(Code that draws figures)
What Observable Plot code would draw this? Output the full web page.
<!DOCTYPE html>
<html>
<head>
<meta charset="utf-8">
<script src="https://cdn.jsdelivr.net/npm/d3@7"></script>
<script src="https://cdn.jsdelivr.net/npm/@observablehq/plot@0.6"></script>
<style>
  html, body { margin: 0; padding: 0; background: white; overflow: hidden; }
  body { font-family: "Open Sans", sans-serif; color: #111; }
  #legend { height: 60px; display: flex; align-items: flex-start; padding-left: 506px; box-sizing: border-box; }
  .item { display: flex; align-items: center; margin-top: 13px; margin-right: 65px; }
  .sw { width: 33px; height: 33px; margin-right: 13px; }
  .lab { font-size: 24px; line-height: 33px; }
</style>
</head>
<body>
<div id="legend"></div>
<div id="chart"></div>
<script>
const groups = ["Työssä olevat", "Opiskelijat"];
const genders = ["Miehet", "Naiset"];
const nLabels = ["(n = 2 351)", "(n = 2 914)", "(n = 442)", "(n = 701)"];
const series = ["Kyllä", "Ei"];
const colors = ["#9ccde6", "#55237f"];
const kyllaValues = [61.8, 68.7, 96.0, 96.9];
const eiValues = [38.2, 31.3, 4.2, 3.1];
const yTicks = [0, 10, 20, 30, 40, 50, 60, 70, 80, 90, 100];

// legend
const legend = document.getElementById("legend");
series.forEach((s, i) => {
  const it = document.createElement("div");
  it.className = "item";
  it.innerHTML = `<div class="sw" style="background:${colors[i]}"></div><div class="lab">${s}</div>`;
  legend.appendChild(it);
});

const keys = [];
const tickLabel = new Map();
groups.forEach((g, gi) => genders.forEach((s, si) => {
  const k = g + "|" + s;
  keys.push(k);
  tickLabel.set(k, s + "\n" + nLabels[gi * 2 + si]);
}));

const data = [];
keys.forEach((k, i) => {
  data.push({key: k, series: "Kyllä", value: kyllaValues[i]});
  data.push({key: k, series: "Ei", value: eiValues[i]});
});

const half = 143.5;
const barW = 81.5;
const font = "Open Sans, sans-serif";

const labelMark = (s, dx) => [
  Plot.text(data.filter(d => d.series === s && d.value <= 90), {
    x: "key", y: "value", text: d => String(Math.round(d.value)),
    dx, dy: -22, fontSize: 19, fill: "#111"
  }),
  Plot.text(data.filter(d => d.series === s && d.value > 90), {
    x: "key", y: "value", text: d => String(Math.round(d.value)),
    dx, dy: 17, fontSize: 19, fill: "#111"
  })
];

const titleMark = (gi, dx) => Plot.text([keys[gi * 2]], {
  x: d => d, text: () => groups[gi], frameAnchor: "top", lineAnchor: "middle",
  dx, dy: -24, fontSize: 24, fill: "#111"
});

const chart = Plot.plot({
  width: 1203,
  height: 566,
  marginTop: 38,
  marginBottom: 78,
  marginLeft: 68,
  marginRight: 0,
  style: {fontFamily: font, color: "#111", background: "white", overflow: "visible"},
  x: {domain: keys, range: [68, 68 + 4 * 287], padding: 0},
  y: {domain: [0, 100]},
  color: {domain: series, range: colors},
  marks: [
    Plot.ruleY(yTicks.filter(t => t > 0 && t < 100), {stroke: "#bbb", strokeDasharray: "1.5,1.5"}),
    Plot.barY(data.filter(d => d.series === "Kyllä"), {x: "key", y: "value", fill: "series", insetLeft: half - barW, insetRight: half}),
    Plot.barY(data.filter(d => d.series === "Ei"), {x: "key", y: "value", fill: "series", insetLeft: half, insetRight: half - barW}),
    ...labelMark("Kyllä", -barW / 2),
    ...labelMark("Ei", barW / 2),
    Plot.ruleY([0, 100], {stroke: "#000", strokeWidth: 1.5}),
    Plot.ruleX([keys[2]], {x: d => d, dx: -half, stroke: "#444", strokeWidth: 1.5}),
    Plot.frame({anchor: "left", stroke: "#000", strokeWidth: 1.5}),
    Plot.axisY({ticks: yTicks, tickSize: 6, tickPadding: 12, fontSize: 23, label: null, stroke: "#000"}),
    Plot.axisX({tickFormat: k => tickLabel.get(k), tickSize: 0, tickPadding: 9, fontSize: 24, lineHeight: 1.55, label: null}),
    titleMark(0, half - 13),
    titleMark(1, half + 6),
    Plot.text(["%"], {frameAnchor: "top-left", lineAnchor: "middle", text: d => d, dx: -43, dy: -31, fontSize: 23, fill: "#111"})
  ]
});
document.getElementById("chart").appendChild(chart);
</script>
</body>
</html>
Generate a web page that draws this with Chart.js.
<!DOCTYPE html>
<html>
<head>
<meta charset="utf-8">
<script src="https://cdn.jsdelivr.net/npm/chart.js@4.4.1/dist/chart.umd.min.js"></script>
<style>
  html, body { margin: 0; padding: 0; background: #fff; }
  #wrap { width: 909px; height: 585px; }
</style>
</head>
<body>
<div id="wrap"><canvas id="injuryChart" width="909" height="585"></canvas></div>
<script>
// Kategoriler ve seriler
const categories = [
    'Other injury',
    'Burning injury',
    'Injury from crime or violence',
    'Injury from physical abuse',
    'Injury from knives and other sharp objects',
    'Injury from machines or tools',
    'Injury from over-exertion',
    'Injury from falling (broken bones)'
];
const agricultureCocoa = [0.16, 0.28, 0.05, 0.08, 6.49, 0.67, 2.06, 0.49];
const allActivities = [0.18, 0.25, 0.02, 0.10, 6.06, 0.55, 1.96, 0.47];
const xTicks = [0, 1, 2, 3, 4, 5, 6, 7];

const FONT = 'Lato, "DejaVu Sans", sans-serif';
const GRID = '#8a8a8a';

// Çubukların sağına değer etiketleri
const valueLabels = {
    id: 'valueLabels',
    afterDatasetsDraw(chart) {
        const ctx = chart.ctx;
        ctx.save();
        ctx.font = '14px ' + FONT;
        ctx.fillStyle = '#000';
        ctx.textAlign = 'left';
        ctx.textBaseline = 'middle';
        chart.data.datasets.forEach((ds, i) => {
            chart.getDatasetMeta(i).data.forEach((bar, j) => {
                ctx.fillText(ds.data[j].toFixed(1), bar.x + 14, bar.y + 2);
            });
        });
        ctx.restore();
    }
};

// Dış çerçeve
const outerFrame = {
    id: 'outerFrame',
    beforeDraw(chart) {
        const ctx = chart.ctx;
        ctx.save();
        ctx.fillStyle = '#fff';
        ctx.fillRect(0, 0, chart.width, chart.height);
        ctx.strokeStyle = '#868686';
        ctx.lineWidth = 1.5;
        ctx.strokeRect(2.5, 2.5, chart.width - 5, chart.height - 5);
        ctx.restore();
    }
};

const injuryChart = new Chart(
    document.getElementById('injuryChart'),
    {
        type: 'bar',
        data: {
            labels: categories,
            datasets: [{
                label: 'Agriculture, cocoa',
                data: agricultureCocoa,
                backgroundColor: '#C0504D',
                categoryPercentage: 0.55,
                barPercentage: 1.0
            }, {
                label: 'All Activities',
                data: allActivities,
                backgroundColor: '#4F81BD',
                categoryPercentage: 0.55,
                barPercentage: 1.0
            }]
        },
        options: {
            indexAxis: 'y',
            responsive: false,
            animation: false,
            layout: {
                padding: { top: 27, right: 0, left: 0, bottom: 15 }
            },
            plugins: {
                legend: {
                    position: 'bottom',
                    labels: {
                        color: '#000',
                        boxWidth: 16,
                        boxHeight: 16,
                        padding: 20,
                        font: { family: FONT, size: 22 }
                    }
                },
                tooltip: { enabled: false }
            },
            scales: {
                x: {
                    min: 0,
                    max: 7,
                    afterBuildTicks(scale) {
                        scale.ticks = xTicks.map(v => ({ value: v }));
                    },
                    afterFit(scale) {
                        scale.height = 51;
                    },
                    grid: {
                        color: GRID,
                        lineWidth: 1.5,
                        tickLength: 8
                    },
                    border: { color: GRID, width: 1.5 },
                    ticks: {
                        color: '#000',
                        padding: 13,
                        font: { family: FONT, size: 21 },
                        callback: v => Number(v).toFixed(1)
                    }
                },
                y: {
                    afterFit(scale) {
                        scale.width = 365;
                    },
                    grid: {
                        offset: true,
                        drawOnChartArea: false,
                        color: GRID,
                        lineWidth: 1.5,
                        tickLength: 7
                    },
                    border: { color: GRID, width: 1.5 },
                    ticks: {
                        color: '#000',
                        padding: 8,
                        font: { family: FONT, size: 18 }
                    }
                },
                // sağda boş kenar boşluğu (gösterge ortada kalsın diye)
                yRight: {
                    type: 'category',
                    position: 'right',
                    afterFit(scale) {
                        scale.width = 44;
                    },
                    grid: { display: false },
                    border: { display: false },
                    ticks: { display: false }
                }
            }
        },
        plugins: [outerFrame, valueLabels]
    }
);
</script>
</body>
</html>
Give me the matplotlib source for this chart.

■ TASK PROMPT
Your answer should be a single number: the count of lines containing the word "this".

■ ANSWER
3